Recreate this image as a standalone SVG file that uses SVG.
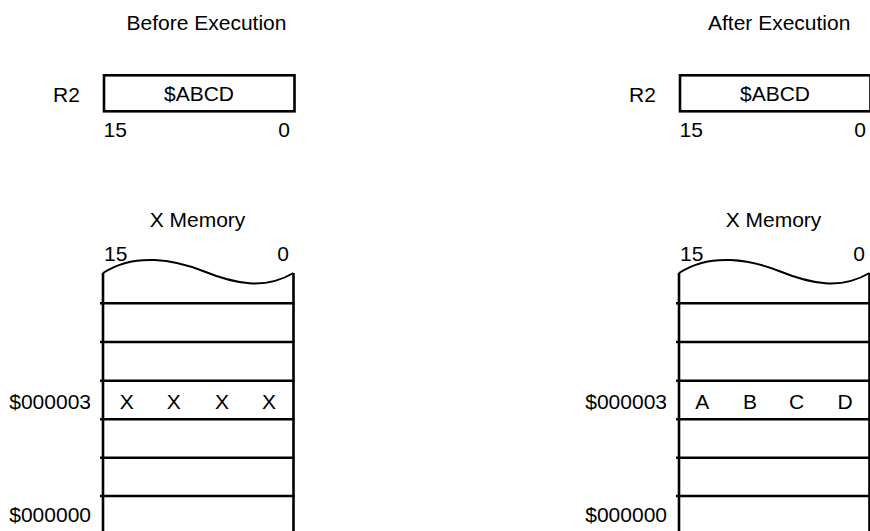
<svg xmlns="http://www.w3.org/2000/svg" width="870" height="531" viewBox="0 0 870 531">
<style>
  text { font-family: "Liberation Sans", Arial, sans-serif; font-size: 21px; fill: #000; }
  .m { text-anchor: middle; }
  .e { text-anchor: end; }
  .box { fill: none; stroke: #000; stroke-width: 2.6; }
  .ln { stroke: #000; stroke-width: 2.6; fill: none; }
  .wave { stroke: #000; stroke-width: 2; fill: none; }
</style>
<defs>
  <g id="memory">
    <path class="wave" d="M103,273 C135,252 175,260 203,271 C235,284 265,290 293.5,273"/>
    <line class="ln" x1="103" y1="273" x2="103" y2="531"/>
    <line class="ln" x1="293.5" y1="273" x2="293.5" y2="531"/>
    <line class="ln" x1="100" y1="303.3" x2="294.5" y2="303.3"/>
    <line class="ln" x1="100" y1="342" x2="294.5" y2="342"/>
    <line class="ln" x1="100" y1="380.7" x2="294.5" y2="380.7"/>
    <line class="ln" x1="100" y1="419.3" x2="294.5" y2="419.3"/>
    <line class="ln" x1="100" y1="457.7" x2="294.5" y2="457.7"/>
    <line class="ln" x1="100" y1="496" x2="294.5" y2="496"/>
  </g>
</defs>

<g id="before">
  <g id="before-title"><text class="m" x="206.5" y="30">Before Execution</text></g>
  <g id="before-r2">
    <text x="53" y="101.5">R2</text>
    <rect class="box" x="104" y="75.3" width="190.5" height="36"/>
    <text class="m" x="199" y="100.7">$ABCD</text>
    <text x="103.5" y="137">15</text>
    <text class="e" x="290" y="137">0</text>
  </g>
  <g id="before-memory">
    <text class="m" x="197.5" y="226.7">X Memory</text>
    <text x="104" y="260.5">15</text>
    <text class="e" x="289" y="260.5">0</text>
    <use href="#memory"/>
    <text class="e" x="91" y="409.3">$000003</text>
    <text class="e" x="91" y="521.7">$000000</text>
    <text class="m" x="126.7" y="409.3">X</text>
    <text class="m" x="173.7" y="409.3">X</text>
    <text class="m" x="222" y="409.3">X</text>
    <text class="m" x="269" y="409.3">X</text>
  </g>
</g>

<g id="after">
  <g id="after-title"><text class="m" x="779.2" y="30">After Execution</text></g>
  <g id="after-r2">
    <text x="629" y="101.5">R2</text>
    <rect class="box" x="680" y="75.3" width="190.5" height="36"/>
    <text class="m" x="775" y="100.7">$ABCD</text>
    <text x="679.5" y="137">15</text>
    <text class="e" x="866" y="137">0</text>
  </g>
  <g id="after-memory">
    <text class="m" x="773.5" y="226.7">X Memory</text>
    <text x="680" y="260.5">15</text>
    <text class="e" x="865" y="260.5">0</text>
    <use href="#memory" transform="translate(576,0)"/>
    <text class="e" x="667" y="409.3">$000003</text>
    <text class="e" x="667" y="521.7">$000000</text>
    <text class="m" x="702.2" y="409.3">A</text>
    <text class="m" x="750" y="409.3">B</text>
    <text class="m" x="796.7" y="409.3">C</text>
    <text class="m" x="845" y="409.3">D</text>
  </g>
</g>
</svg>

# # #

# Stated task
Omit every picture, then repeat the remaining data exactly as it appears above.

# The solution
Recreate this image as a standalone SVG file that uses SVG.
<svg xmlns="http://www.w3.org/2000/svg" width="870" height="531" viewBox="0 0 870 531">
<style>
  text { font-family: "Liberation Sans", Arial, sans-serif; font-size: 21px; fill: #000; }
  .m { text-anchor: middle; }
  .e { text-anchor: end; }
  .box { fill: none; stroke: #000; stroke-width: 2.6; }
  .ln { stroke: #000; stroke-width: 2.6; fill: none; }
  .wave { stroke: #000; stroke-width: 2; fill: none; }
</style>
<defs>
  <g id="memory">
    <path class="wave" d="M103,273 C135,252 175,260 203,271 C235,284 265,290 293.5,273"/>
    <line class="ln" x1="103" y1="273" x2="103" y2="531"/>
    <line class="ln" x1="293.5" y1="273" x2="293.5" y2="531"/>
    <line class="ln" x1="100" y1="303.3" x2="294.5" y2="303.3"/>
    <line class="ln" x1="100" y1="342" x2="294.5" y2="342"/>
    <line class="ln" x1="100" y1="380.7" x2="294.5" y2="380.7"/>
    <line class="ln" x1="100" y1="419.3" x2="294.5" y2="419.3"/>
    <line class="ln" x1="100" y1="457.7" x2="294.5" y2="457.7"/>
    <line class="ln" x1="100" y1="496" x2="294.5" y2="496"/>
  </g>
</defs>

<g id="before">
  <g id="before-title"><text class="m" x="206.5" y="30">Before Execution</text></g>
  <g id="before-r2">
    <text x="53" y="101.5">R2</text>
    <rect class="box" x="104" y="75.3" width="190.5" height="36"/>
    <text class="m" x="199" y="100.7">$ABCD</text>
    <text x="103.5" y="137">15</text>
    <text class="e" x="290" y="137">0</text>
  </g>
  <g id="before-memory">
    <text class="m" x="197.5" y="226.7">X Memory</text>
    <text x="104" y="260.5">15</text>
    <text class="e" x="289" y="260.5">0</text>
    <use href="#memory"/>
    <text class="e" x="91" y="409.3">$000003</text>
    <text class="e" x="91" y="521.7">$000000</text>
    <text class="m" x="126.7" y="409.3">X</text>
    <text class="m" x="173.7" y="409.3">X</text>
    <text class="m" x="222" y="409.3">X</text>
    <text class="m" x="269" y="409.3">X</text>
  </g>
</g>

<g id="after">
  <g id="after-title"><text class="m" x="779.2" y="30">After Execution</text></g>
  <g id="after-r2">
    <text x="629" y="101.5">R2</text>
    <rect class="box" x="680" y="75.3" width="190.5" height="36"/>
    <text class="m" x="775" y="100.7">$ABCD</text>
    <text x="679.5" y="137">15</text>
    <text class="e" x="866" y="137">0</text>
  </g>
  <g id="after-memory">
    <text class="m" x="773.5" y="226.7">X Memory</text>
    <text x="680" y="260.5">15</text>
    <text class="e" x="865" y="260.5">0</text>
    <use href="#memory" transform="translate(576,0)"/>
    <text class="e" x="667" y="409.3">$000003</text>
    <text class="e" x="667" y="521.7">$000000</text>
    <text class="m" x="702.2" y="409.3">A</text>
    <text class="m" x="750" y="409.3">B</text>
    <text class="m" x="796.7" y="409.3">C</text>
    <text class="m" x="845" y="409.3">D</text>
  </g>
</g>
</svg>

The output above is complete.